I just want to double check so I can carry the tests out appropriately and will try to do so at a ~50% discharge.

 

[bearing]

Yes, voicecoils, that is just what I meant. Seems like good current points for your battery.

 

[bearing]

Nice initiative to start this thread swbluto. I don't have the equipment (yet) to be able to contribute though.

The formula:

SDT = 3.6 * Ri * Capacity / Nominal Voltage
Ri in milliohms
Capacity in Ah
Nominal Voltage in Volts
SDT in seconds.

 

[Mr. Mik]

For Vectrix NiMH cells:

0.0012Ohm * 30Ah / 1.2V = 0.030h

I still fail to see how all this helps, though!

A cell which is identical to another except for higher capacity has a "worse" result with this formula - why should that be the case?

For example, the damaged cells in my Vectux still have the same low resistance, but maybe 16Ah capacity instead of 27Ah capacity (at 20A to 1.1V cutoff).

According to the explanations given by others above, the damaged cells are supposedly better than the good ones!

 

[liveforphysics]

For a given Ri, the lower the capacity means that an equal energy pack made of those cells would yield higher performance.

This is a specific battery performance indicator number. A pack of equal energy made from your lower capacity cells would yield higher performance. However, in my experience, Ri and capacity fall directly proportionate with each other as a battery degrades/fails. Your cell design must be something unique to the batteries I have played with.

 

[ZapPat]

For Vectrix NiMH cells:

0.0012Ohm * 30Ah / 1.2V = 0.030h

I still fail to see how all this helps, though!

A cell which is identical to another except for higher capacity has a "worse" result with this formula - why should that be the case?

For example, the damaged cells in my Vectux still have the same low resistance, but maybe 16Ah capacity instead of 27Ah capacity (at 20A to 1.1V cutoff).

According to the explanations given by others above, the damaged cells are supposedly better than the good ones!

Well if you were comparing new cells to purchase, and wanted to know which cell has the best performance no matter what capacity you are comparing, then it does make sense. If you have two cells with the same resistance, but one is twice as big as the other, then you would conclude that the smaller cell is potentially more powerfull than the larger cell.

Of course in your case your cells are the same physical size, which does make the result look odd, but this is not usually the case when looking at new cells. However, this does make me think that cell size might be an important thing to consider in such a comparative equation. I mean if you have two cells with the same amp-hour ratings, but one has a 50% higher Ri but also is only 2/3 the size of the other, then they actually have the same Ri per volume. On top of this the seemingly worse Ri cell actually would have more capacity per volume, so ends up being superior for energy storage.

 

[swbluto]

However, in my experience, Ri and capacity fall directly proportionate with each other as a battery degrades/fails. Your cell design must be something unique to the batteries I have played with.

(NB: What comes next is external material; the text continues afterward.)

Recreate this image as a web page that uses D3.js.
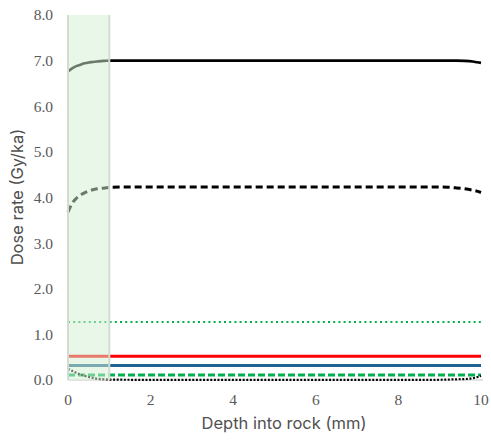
<!DOCTYPE html>
<html><head><meta charset="utf-8">
<script src="https://cdn.jsdelivr.net/npm/d3@7"></script>
<style>body{margin:0;background:#fff}svg{display:block}</style>
</head><body>
<svg id="chart" width="491" height="440"></svg>
<script>
const depth = [0, 0.1, 0.2, 0.3, 0.4, 0.5, 0.6, 0.7, 0.8, 0.9, 1.0, 1.5, 2, 3, 4, 5, 6, 7, 8, 9, 9.2, 9.4, 9.6, 9.8, 9.9, 10];
const totalDose   = [6.76, 6.83, 6.88, 6.91, 6.94, 6.96, 6.97, 6.98, 6.99, 6.995, 7.0, 7.0, 7.0, 7.0, 7.0, 7.0, 7.0, 7.0, 7.0, 7.0, 7.0, 7.0, 6.995, 6.98, 6.965, 6.95];
const betaDose    = [3.68, 3.87, 3.98, 4.05, 4.10, 4.14, 4.17, 4.19, 4.20, 4.21, 4.22, 4.23, 4.23, 4.23, 4.23, 4.23, 4.23, 4.23, 4.23, 4.23, 4.225, 4.21, 4.19, 4.16, 4.14, 4.11];
const greenDotted = [1.27, 1.27, 1.27, 1.27, 1.27, 1.27, 1.27, 1.27, 1.27, 1.27, 1.27, 1.27, 1.27, 1.27, 1.27, 1.27, 1.27, 1.27, 1.27, 1.27, 1.27, 1.27, 1.27, 1.27, 1.27, 1.27];
const redSolid    = [0.52, 0.52, 0.52, 0.52, 0.52, 0.52, 0.52, 0.52, 0.52, 0.52, 0.52, 0.52, 0.52, 0.52, 0.52, 0.52, 0.52, 0.52, 0.52, 0.52, 0.52, 0.52, 0.52, 0.52, 0.52, 0.52];
const blueSolid   = [0.32, 0.32, 0.32, 0.32, 0.32, 0.32, 0.32, 0.32, 0.32, 0.32, 0.32, 0.32, 0.32, 0.32, 0.32, 0.32, 0.32, 0.32, 0.32, 0.32, 0.32, 0.32, 0.32, 0.32, 0.32, 0.32];
const greenDashed = [0.11, 0.11, 0.11, 0.11, 0.11, 0.11, 0.11, 0.11, 0.11, 0.11, 0.11, 0.11, 0.11, 0.11, 0.11, 0.11, 0.11, 0.11, 0.11, 0.11, 0.11, 0.11, 0.11, 0.11, 0.11, 0.11];
const blackDotted = [0.24, 0.20, 0.16, 0.12, 0.09, 0.065, 0.045, 0.03, 0.02, 0.015, 0.01, 0.005, 0.003, 0.003, 0.003, 0.003, 0.003, 0.003, 0.003, 0.005, 0.01, 0.015, 0.02, 0.04, 0.06, 0.09];
const xTicks = [0, 2, 4, 6, 8, 10];
const yTicks = [0, 1, 2, 3, 4, 5, 6, 7, 8];
const bandRange = [0, 1];

const series = [
  {values: totalDose,   color: "#000000", dash: null,    width: 2.6},
  {values: betaDose,    color: "#000000", dash: "7 4",   width: 3},
  {values: greenDotted, color: "#00b050", dash: "2 3.2", width: 2},
  {values: redSolid,    color: "#ff0000", dash: null,    width: 3},
  {values: blueSolid,   color: "#1f6391", dash: null,    width: 3},
  {values: greenDashed, color: "#00b050", dash: "7 3",   width: 3},
  {values: blackDotted, color: "#000000", dash: "2 1.6", width: 2.2}
];

const svg = d3.select("#chart");
const x = d3.scaleLinear().domain([0, 10]).range([68, 481]);
const y = d3.scaleLinear().domain([0, 8]).range([380, 15]);
const serif = "'Liberation Serif', 'Times New Roman', serif";
const sans = "Inter, 'Open Sans', sans-serif";

svg.append("line").attr("x1", x(0)).attr("x2", x(10) + 2).attr("y1", y(0)).attr("y2", y(0))
  .attr("stroke", "#d9d9d9").attr("stroke-width", 1.5);

const line = d3.line().x((d, i) => x(depth[i])).y(d => y(d)).curve(d3.curveMonotoneX);
series.forEach(s => {
  svg.append("path").attr("d", line(s.values)).attr("fill", "none")
    .attr("stroke", s.color).attr("stroke-width", s.width)
    .attr("stroke-dasharray", s.dash);
});

svg.append("rect").attr("x", x(bandRange[0])).attr("y", y(8))
  .attr("width", x(bandRange[1]) - x(bandRange[0])).attr("height", y(0) - y(8))
  .attr("fill", "rgb(210,239,210)").attr("fill-opacity", 0.51);
bandRange.forEach(v => {
  svg.append("line").attr("x1", x(v)).attr("x2", x(v)).attr("y1", y(8)).attr("y2", y(0))
    .attr("stroke", "#d3dccf").attr("stroke-width", 2);
});

svg.append("g").selectAll("text").data(yTicks).join("text")
  .attr("x", 53).attr("y", d => y(d)).attr("dy", "0.35em").attr("text-anchor", "end")
  .style("font-family", serif).attr("font-size", 15.5)
  .attr("fill", "#595959").text(d => d.toFixed(1));

svg.append("g").selectAll("text").data(xTicks).join("text")
  .attr("x", d => x(d)).attr("y", 400).attr("dy", "0.35em").attr("text-anchor", "middle")
  .style("font-family", serif).attr("font-size", 15.5)
  .attr("fill", "#595959").text(d => d);

svg.append("text").attr("x", 284).attr("y", 423).attr("dy", "0.35em").attr("text-anchor", "middle")
  .style("font-family", sans).attr("font-size", 16.5).attr("fill", "#505050")
  .text("Depth into rock (mm)");
svg.append("text").attr("transform", "translate(17,197) rotate(-90)").attr("dy", "0.35em")
  .attr("text-anchor", "middle")
  .style("font-family", sans).attr("font-size", 16.5).attr("fill", "#505050")
  .text("Dose rate (Gy/ka)");
</script>
</body></html>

Yes, that is interesting. The Ri generally increases as the capacity is reduced - If the Ri is constant, than lower capacity Vectrix cells might be a better performer if you were to base your battery buying decision on the capacity you plan to buy. Of course, depleted cells won't fare as well for volumetric comparison/energy-density and then there's the expected cycle life which would likely be an unknown since data of cycle life past 85% of original capacity seems to be particularly scarce.

 

[swbluto]

Ok, just added a verified ping test to the list. It turns out that Headway's cells actually appear to be 100/30 ~= 3.3333 times better than Ping's, so if Ping's claim of "2C max continuous" is true, then "5C continuous max" of headway's cells actually sounds fairly accurate, if not an underestimate.